Reputation: 1404
I am trying to understand the behavior of sed wrt this regex:
sed -n "s/.*Directory \([^>]*\)>/\1/p" /etc/apache2/sites-enabled/*
The goal here is to list the path to the webroot of all the enabled virtual hosts in Apache2.
The weird thing is that the result of this sample command:
sed -n "s/.*Directory \([^>]*\)>/\1/p" <<< "<Directory /var/www/my_site>"
is as expected: /var/www/my_site
But the result of sed -n "s/.*Directory \([^>]*\)/\1/p" <<< "<Directory /var/www/my_site>"
is : /var/www/my_site>
I know that the difference is the presence of >
. The question is why is it necessary to add >
to obtain the correct output ? [^>]*
should be able to match everything and stop at >
thus not capturing it in the parentheses.
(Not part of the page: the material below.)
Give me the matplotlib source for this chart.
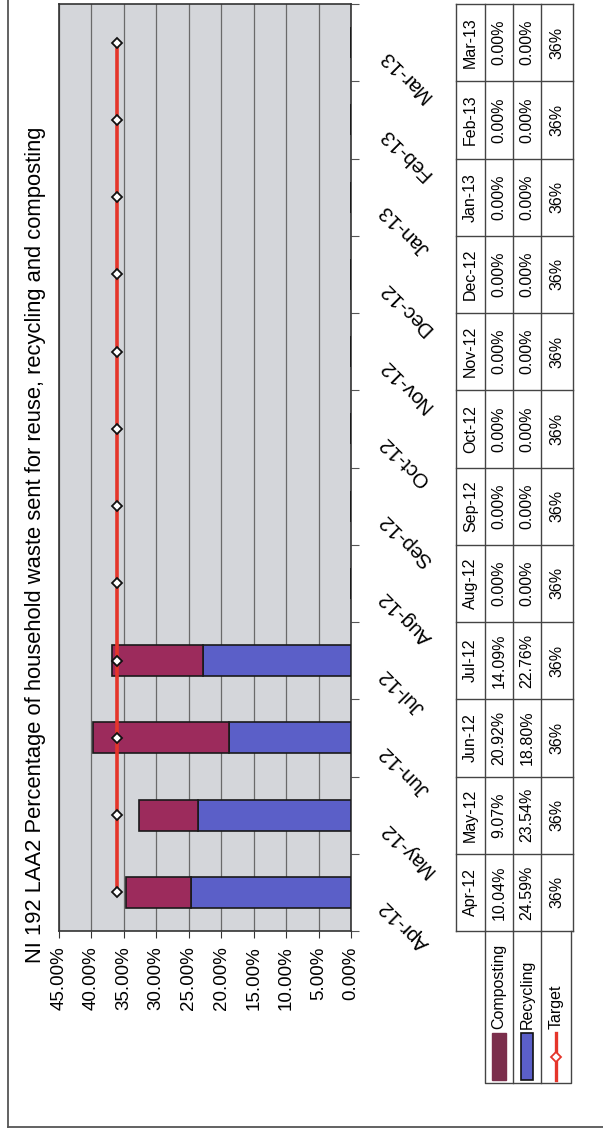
import numpy as np
import matplotlib
matplotlib.use("Agg")
import matplotlib.pyplot as plt
from matplotlib.patches import Rectangle
from matplotlib.lines import Line2D

plt.rcParams['font.family'] = ['Liberation Sans', 'DejaVu Sans']

meses = ["Apr-12", "May-12", "Jun-12", "Jul-12", "Aug-12", "Sep-12",
         "Oct-12", "Nov-12", "Dec-12", "Jan-13", "Feb-13", "Mar-13"]
compostagem = [10.04, 9.07, 20.92, 14.09, 0, 0, 0, 0, 0, 0, 0, 0]
reciclagem = [24.59, 23.54, 18.80, 22.76, 0, 0, 0, 0, 0, 0, 0, 0]
meta = [36] * 12
ticks_pct = [0, 5, 10, 15, 20, 25, 30, 35, 40, 45]
titulo = "NI 192 LAA2 Percentage of household waste sent for reuse, recycling and composting"

W, H = 603, 1132
cor_comp = "#9c2b5c"
cor_rec = "#5b5fc8"
cor_meta = "#e5352a"


def fx(x):
    return x / W


def fy(y):
    return 1 - y / H


fig = plt.figure(figsize=(W / 100, H / 100), dpi=100)

# camada em pixels para bordas e legenda
base = fig.add_axes([0, 0, 1, 1])
base.set_xlim(0, W)
base.set_ylim(H, 0)
base.set_axis_off()
base.plot([8, 8], [0, 1127], color="#555555", lw=1.3)
base.plot([8, W], [1127, 1127], color="#555555", lw=1.3)

# area do grafico (girada 90 graus)
x0, x1, y0, y1 = 59, 351, 4, 931
ax = fig.add_axes([fx(x0), fy(y1), fx(x1 - x0), (y1 - y0) / H])
pos = np.arange(len(meses))
ax.set_facecolor("#d4d6da")
ax.barh(pos, reciclagem, height=0.4, color=cor_rec, edgecolor="#1a1a1a", lw=1.2, zorder=3)
ax.barh(pos, compostagem, left=reciclagem, height=0.4, color=cor_comp,
        edgecolor="#1a1a1a", lw=1.2, zorder=3)
ax.plot(meta, pos, color=cor_meta, lw=2.6, marker="D", ms=5.5, mfc="white",
        mec="#111111", mew=1.3, zorder=4)
ax.set_xlim(45, 0)
ax.set_ylim(-0.5, len(meses) - 0.5)
ax.set_xticks(ticks_pct)
ax.set_xticklabels([f"{v:.2f}%" for v in ticks_pct], rotation=90, fontsize=13.5)
ax.tick_params(axis="x", direction="out", length=5, pad=6, color="#333333")
ax.grid(axis="x", color="#6a6a6a", lw=0.9, zorder=1)
ax.set_axisbelow(True)
ax.yaxis.tick_right()
ax.set_yticks(np.arange(-0.5, len(meses), 1))
ax.set_yticklabels([])
ax.tick_params(axis="y", direction="out", length=6, color="#555555")
for s in ax.spines.values():
    s.set_color("#333333")
    s.set_linewidth(1.2)

for i, m in enumerate(meses):
    ax.text((383 - x0) / (x1 - x0), i - 0.14, m, transform=ax.get_yaxis_transform(),
            rotation=135, rotation_mode="anchor", ha="right", va="center",
            fontsize=14.8, clip_on=False)

fig.text(fx(36), fy(963), titulo, rotation=90, ha="center", va="bottom", fontsize=15.85)

# tabela de dados
col_x = [456, 485, 513, 541, 573]
tab = fig.add_axes([fx(col_x[0]), fy(y1), fx(col_x[-1] - col_x[0]), (y1 - y0) / H])
tab.set_xlim(col_x[0], col_x[-1])
tab.set_ylim(ax.get_ylim())
tab.set_axis_off()
for yy in np.arange(-0.5, len(meses), 1):
    tab.plot([col_x[0], col_x[-1]], [yy, yy], color="#444444", lw=1.0, clip_on=False)
for xx in col_x:
    tab.plot([xx, xx], [-0.5, len(meses) - 0.5], color="#444444", lw=1.0, clip_on=False)
cx = [(a + b) / 2 for a, b in zip(col_x[:-1], col_x[1:])]
for i, m in enumerate(meses):
    linhas = [m, f"{compostagem[i]:.2f}%", f"{reciclagem[i]:.2f}%", f"{meta[i]}%"]
    for c, t in zip(cx, linhas):
        tab.text(c, i, t, rotation=90, ha="center", va="center", fontsize=11.5)

# legenda como cabecalho das linhas da tabela
leg_x = [485, 513, 541, 571]
base.plot([leg_x[0], leg_x[0], leg_x[-1], leg_x[-1]], [931, 1083, 1083, 931],
          color="#444444", lw=1.0)
for xx in leg_x[1:-1]:
    base.plot([xx, xx], [931, 1083], color="#444444", lw=1.0)
nomes = ["Composting", "Recycling", "Target"]
lc = [(a + b) / 2 for a, b in zip(leg_x[:-1], leg_x[1:])]
for c, n in zip(lc, nomes):
    base.text(c, 1029, n, rotation=90, ha="center", va="bottom", fontsize=11.5)
base.add_patch(Rectangle((lc[0] - 7, 1033), 14, 47, color="#7b2e4c"))
base.add_patch(Rectangle((lc[1] - 6, 1033), 12, 47, facecolor=cor_rec, edgecolor="#111111", lw=1.2))
base.add_line(Line2D([lc[2], lc[2]], [1033, 1080], color=cor_meta, lw=2.4))
base.plot([lc[2]], [1057], marker="D", ms=5, mfc="white", mec=cor_meta, mew=1.3)

fig.savefig("out.png", dpi=100)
I don't understand why the '>' character is caught in the first command and not in the second one.
[^>]
should have excluded '>' from the capturing parentheses...
Upvotes: 1
Views: 110
Reputation: 784958
1st command has >
in search term but 2nd one doesn't have it.
[^>]*
matches everything before a >
is matched (not including >
) hence >
remains in your 2nd sed command which is:
sed -n "s/.*Directory \([^>]*\)/\1/p"
Also note in first command:
sed -n "s/.*Directory \([^>]*\)>/\1/p"
\1
is not capturing >
but your sed command is omitting it in replacement.
Upvotes: 1
Reputation: 195029
in your first line, you replace the whole string by the things in your group1: so you got: /var/www/my_site
in your 2nd line, you replace <Directory......site
Note, not whole string, the ending >
was not there with the same capture group. but the ending >
was kept untouched. So you see it in output.
another example:
$ sed -n "s/fo*\([^o]*\)/\1/p" <<< "foooooowhatever this ooo will leave behind"
whatever this ooo will leave behind
In above example, the target to replace is: foooooowhatever this
the replacement is whatever this
the rest string will be untouched.
Upvotes: 2